One of the “gentlemen” took quite a liking to one of the (very obviously pregnant) Mamas and proceeded to kiss her cheek, blow in her ear and whisper “sweet nothings” to her. It didn’t take too long after this began to decided it was time for us to move on.

While waiting to pay our bills at the same time most of the young men where retrieving their “last call” drinks one of them decided that he needed to relieve himself, so he did - on the front of the bar and surrounding carpet.

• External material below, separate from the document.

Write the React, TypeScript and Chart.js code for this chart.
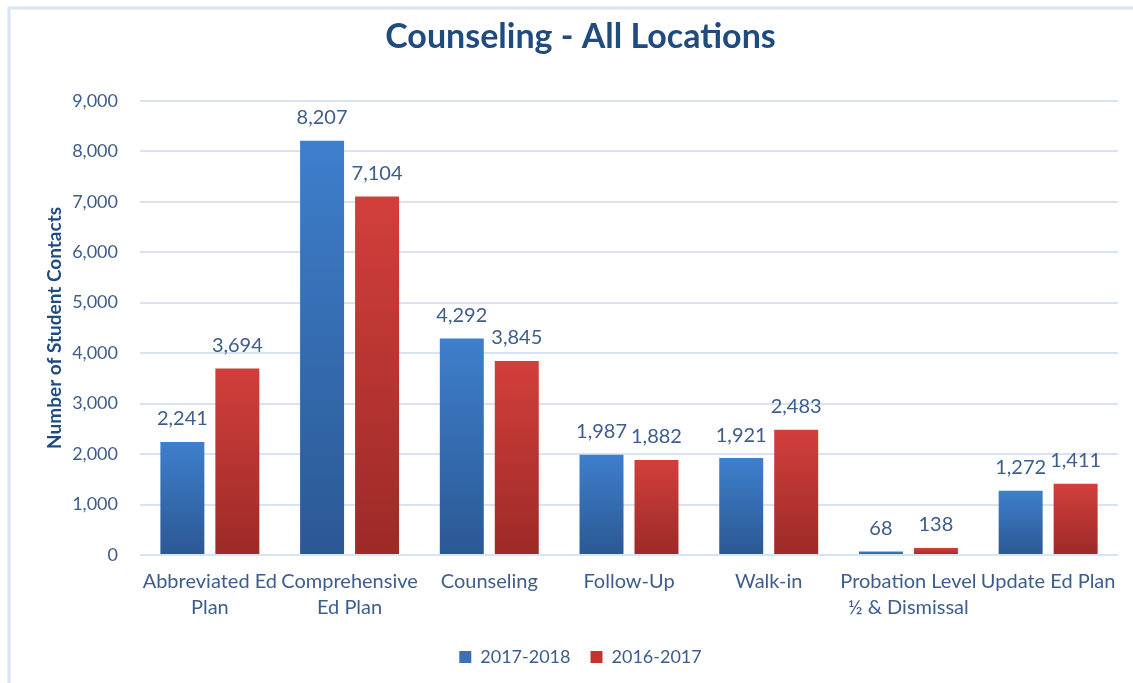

It was on this note that we ended our June get together. There is nothing like dinner AND a show. Thanks for the entertainment guys but next time use the urinal.

Tuesday, June 16, 2009

What do YOU want for dinner?


Almost every night is the same. "Hunny, what do you want for dinner?"
"I dunno, what do YOU want for dinner?" And then the game begins. Pork chops?-don't like them. BBQ ed/baked/stuffed/stir fried Chicken?-no chicken. Pizza?-not again. Lasagna?-too heavy. Salad?-too light. Steak?-to expensive. Tacos?-rather not. Spaghetti?-not the way either of us makes it. Fish?-ewww.....What do you want from McDonald's?

This goes on at our house just about every night. I've tried lots of things to get us out of this pattern. Organized shopping lists, New recipes, Meal plans, you name it. Meal plans would work if one of us could remember to take chicken/pork chops/steak/hamburger out of the freezer the night before or in the morning so it would be thawed and ready to go for dinner but that very rarely happens.

If certain people would expand there pallet to include a little more interesting dishes this would be helpful too. Who wants to eat the same crap all the time? Variety is the key to getting most kids to eat something. My guys anyways. Of course what they like this week is totally different than what they are going to like next week.

Another thing that works against us is time. Both me and the Mr. work and don't get home until 4:30-5:00 when dinner needs to be started. Both of us are exhausted and the kids are running around like maniacs or need a diaper change/drink/help/etc. Neither of us are really excited to cook either. I cook only out of necessity. I can cook I just don't like to. I think those people that say they love to cook (along with people that say they like to garden) are either liars or nutcases.

I want to feed my family nutritious, well balanced meals but it Harvey's doesn't have that on their menu. I always said that I would eat out less when I had kids (with plans to make those proper meals) but it seems we eat out more than before the kids. So now I feel the guilt of filling my children up on processed, high fat, high sodium, high sugar, high calorie foods.

There is lots more I could write about this topic but it is getting hard for me to type and take bites of my Big Mac so I'll call it quits for now.